Mark Sanchez heard the boos during the Jets' 34-0 loss to San Francisco Sunday at MetLife Stadium; he felt the pain of the injury that knocked wide receiver Santonio Holmes out of the game and out of the lineup for who knows how long, and he lost the fumble and threw the interception that stopped the two most promising drives his offense managed on a miserable day.
As he surveyed the damage, Sanchez reached the only practical conclusion for those who share the same locker room with him. "None of those [injured] guys are going to get better overnight, so it's on me to lead this team and play better than I did today," Sanchez said. "I was not as accurate as I need to be. That's got to change. It's got to get better."
Sanchez went into the game with the lowest completion percentage of any starting quarterback in the NFL and did nothing to help himself, completing 13 of 29 passes for a mere 103 yards and a pathetic average of 3.6 yards per pass attempt. He got no help from a running game that produced only 45 yards rushing or from an offensive line that allowed three sacks.
Only the return of the regular refs helped as their penalty calls provided the Jets with three of their nine first downs.
"I don't think guys' confidence is shaken," Sanchez said. "Everybody's just a little frustrated. They're upset and disappointed in themselves and our execution today.
"It starts with the QB, and I didn't play well enough for us to win."
If Sanchez's performance must serve as the platform on which to build future success, the Jets' fate is balanced on fragile underpinnings indeed. The two turnovers for which he was responsible might have been acceptable when he was a rookie, but they didn't reflect the progress expected by his fourth season.
Near the end of the second quarter, the Jets had third-and-7 at the 49ers' 25-yard line when Sanchez admitted his read on the pass called "was a little cloudy." He scrambled but neglected to tuck the ball before it was knocked free.
"That's a huge mistake on my part," Sanchez said. "I know we're in field-goal range. I took off and tried to get us a couple more yards and make it an even easier field goal, and I let go of the football. That can't happen. It should be 7-3 at halftime."

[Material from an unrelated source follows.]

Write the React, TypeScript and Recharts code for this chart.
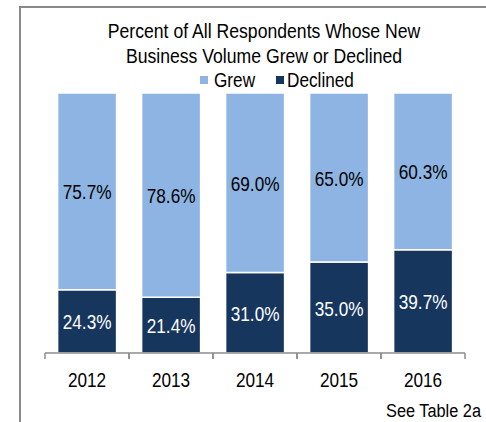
import React from 'react';
import { BarChart, Bar, XAxis, YAxis, LabelList } from 'recharts';

const years = ['2012', '2013', '2014', '2015', '2016'];
const grew = [75.7, 78.6, 69.0, 65.0, 60.3];
const declined = [24.3, 21.4, 31.0, 35.0, 39.7];
const titleLines = ['Percent of All Respondents Whose New', 'Business Volume Grew or Declined'];
const note = 'See Table 2a';

const FONT = "'Liberation Sans', Arial, sans-serif";
const GREW_COLOR = '#8DB4E2';
const DECLINED_COLOR = '#17365D';
const AXIS_COLOR = '#8c8c8c';
const NARROW = 0.86; // squeeze to look like Arial Narrow

const data = years.map((year, i) => ({ year, grew: grew[i], declined: declined[i] }));

const pct = (v: any) => `${Number(v).toFixed(1)}%`;

const NarrowText = ({ x, y, anchor = 'middle', size = 20, fill = '#000', children }: any) => (
  <text
    transform={`translate(${x},${y}) scale(${NARROW},1)`}
    textAnchor={anchor}
    fontSize={size}
    fontFamily={FONT}
    fill={fill}
  >
    {children}
  </text>
);

const YearTick = (props: any) => {
  const { x, y, payload } = props;
  const half = payload && payload.offset ? payload.offset : 42;
  return (
    <g>
      <line x1={x - half} y1={y} x2={x - half} y2={y + 6} stroke={AXIS_COLOR} strokeWidth={1.5} />
      <line x1={x + half} y1={y} x2={x + half} y2={y + 6} stroke={AXIS_COLOR} strokeWidth={1.5} />
      <NarrowText x={x} y={y + 34}>{payload.value}</NarrowText>
    </g>
  );
};

const makeLabel = (fill: string) => (props: any) => {
  const { x, y, width, height, value } = props;
  return (
    <NarrowText x={x + width / 2} y={y + height / 2 + 8} fill={fill}>
      {pct(value)}
    </NarrowText>
  );
};

const App: React.FC = () => {
  return (
    <div style={{ position: 'absolute', left: 0, top: 0, width: 486, height: 422, overflow: 'hidden', background: '#fff' }}>
      <div style={{ position: 'absolute', left: 19, top: 6, width: 600, height: 600, borderTop: '2px solid #8a8a8a', borderLeft: '2px solid #8a8a8a' }} />
      <BarChart
        width={486}
        height={422}
        data={data}
        margin={{ top: 93, right: 21, left: 45, bottom: 0 }}
        barCategoryGap="15%"
        style={{ position: 'absolute', left: 0, top: 0 }}
      >
        <XAxis
          dataKey="year"
          height={69}
          tickSize={0}
          tickMargin={0}
          tickLine={false}
          axisLine={{ stroke: AXIS_COLOR, strokeWidth: 1.5 }}
          tick={<YearTick />}
          interval={0}
        />
        <YAxis hide domain={[0, 100]} />
        <Bar dataKey="declined" stackId="a" fill={DECLINED_COLOR} stroke="#fff" strokeWidth={1.5} isAnimationActive={false}>
          <LabelList dataKey="declined" content={makeLabel('#fff')} />
        </Bar>
        <Bar dataKey="grew" stackId="a" fill={GREW_COLOR} stroke="#fff" strokeWidth={1.5} isAnimationActive={false}>
          <LabelList dataKey="grew" content={makeLabel('#000')} />
        </Bar>
      </BarChart>
      <svg width={486} height={422} style={{ position: 'absolute', left: 0, top: 0, pointerEvents: 'none' }}>
        {titleLines.map((line, i) => (
          <NarrowText key={line} x={264} y={38 + i * 25} size={20.5}>{line}</NarrowText>
        ))}
        <rect x={200} y={76} width={8} height={8} fill={GREW_COLOR} />
        <NarrowText x={214} y={87} anchor="start">Grew</NarrowText>
        <rect x={276} y={76} width={8} height={8} fill={DECLINED_COLOR} />
        <NarrowText x={287} y={87} anchor="start">Declined</NarrowText>
        <NarrowText x={386} y={417} anchor="start" size={19}>{note}</NarrowText>
      </svg>
    </div>
  );
};

export default App;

"I try to keep chance and luck out of it, but that's a pretty unlucky play," Sanchez maintained.
Asked if he's concerned about his job security based on his poor performance since the opening win over Buffalo, Sanchez said, "No, not at all."
How does he keep going with the limited firepower around him? Sanchez said, "We've been on the other end of that kind of game, and I keep telling myself that."